» Set problem: Identify all lines of the data containing the string "matplotlib" and copy them.

» Information provided:
____________

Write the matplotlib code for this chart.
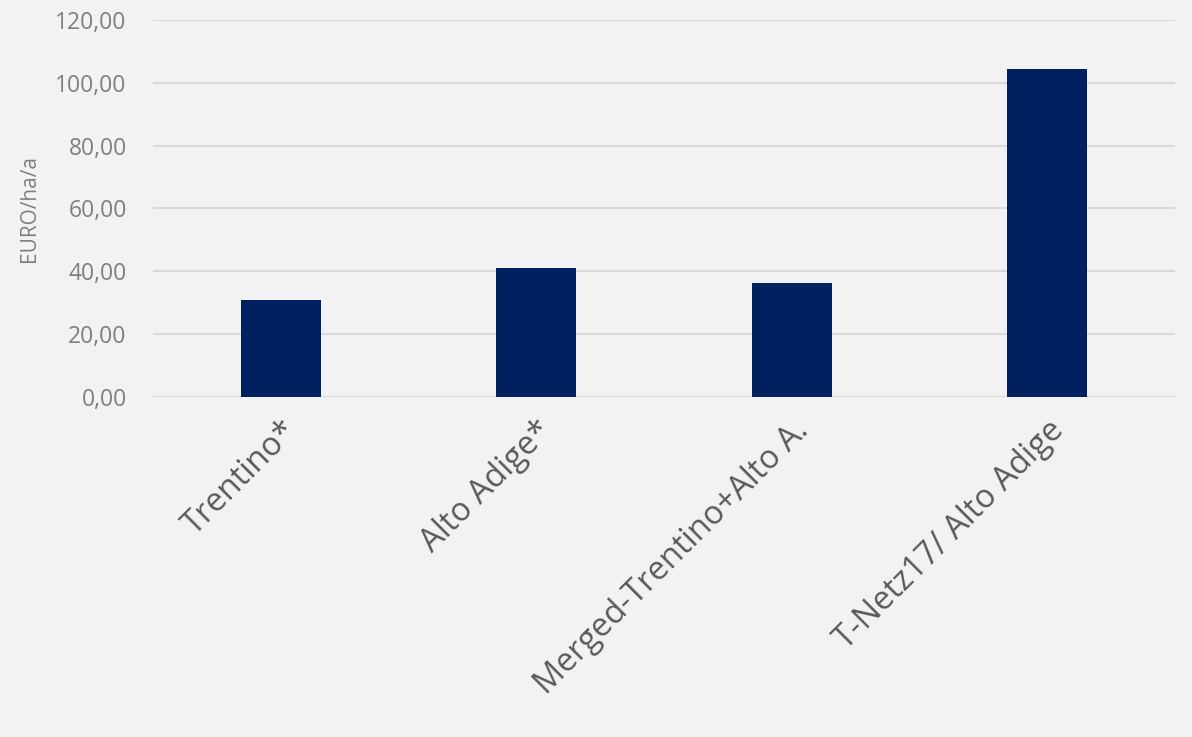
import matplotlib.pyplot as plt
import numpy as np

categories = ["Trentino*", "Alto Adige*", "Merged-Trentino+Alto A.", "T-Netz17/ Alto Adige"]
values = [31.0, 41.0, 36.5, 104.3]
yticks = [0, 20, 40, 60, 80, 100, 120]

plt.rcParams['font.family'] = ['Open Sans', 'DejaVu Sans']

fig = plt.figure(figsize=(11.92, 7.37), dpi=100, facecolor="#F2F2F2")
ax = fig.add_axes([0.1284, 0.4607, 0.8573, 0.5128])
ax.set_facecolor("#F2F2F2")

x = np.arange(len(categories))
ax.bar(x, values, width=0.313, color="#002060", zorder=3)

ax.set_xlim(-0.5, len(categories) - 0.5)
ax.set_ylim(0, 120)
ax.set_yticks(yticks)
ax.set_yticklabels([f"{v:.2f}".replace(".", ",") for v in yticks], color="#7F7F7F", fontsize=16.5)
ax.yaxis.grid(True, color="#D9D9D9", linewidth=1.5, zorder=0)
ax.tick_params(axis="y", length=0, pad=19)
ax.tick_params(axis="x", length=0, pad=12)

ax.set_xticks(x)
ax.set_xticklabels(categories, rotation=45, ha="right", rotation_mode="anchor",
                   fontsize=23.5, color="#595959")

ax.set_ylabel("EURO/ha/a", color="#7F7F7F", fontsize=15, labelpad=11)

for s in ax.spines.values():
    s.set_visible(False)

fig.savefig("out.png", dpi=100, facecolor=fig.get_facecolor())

____________

» Task result:
Write the matplotlib code for this chart.
import matplotlib.pyplot as plt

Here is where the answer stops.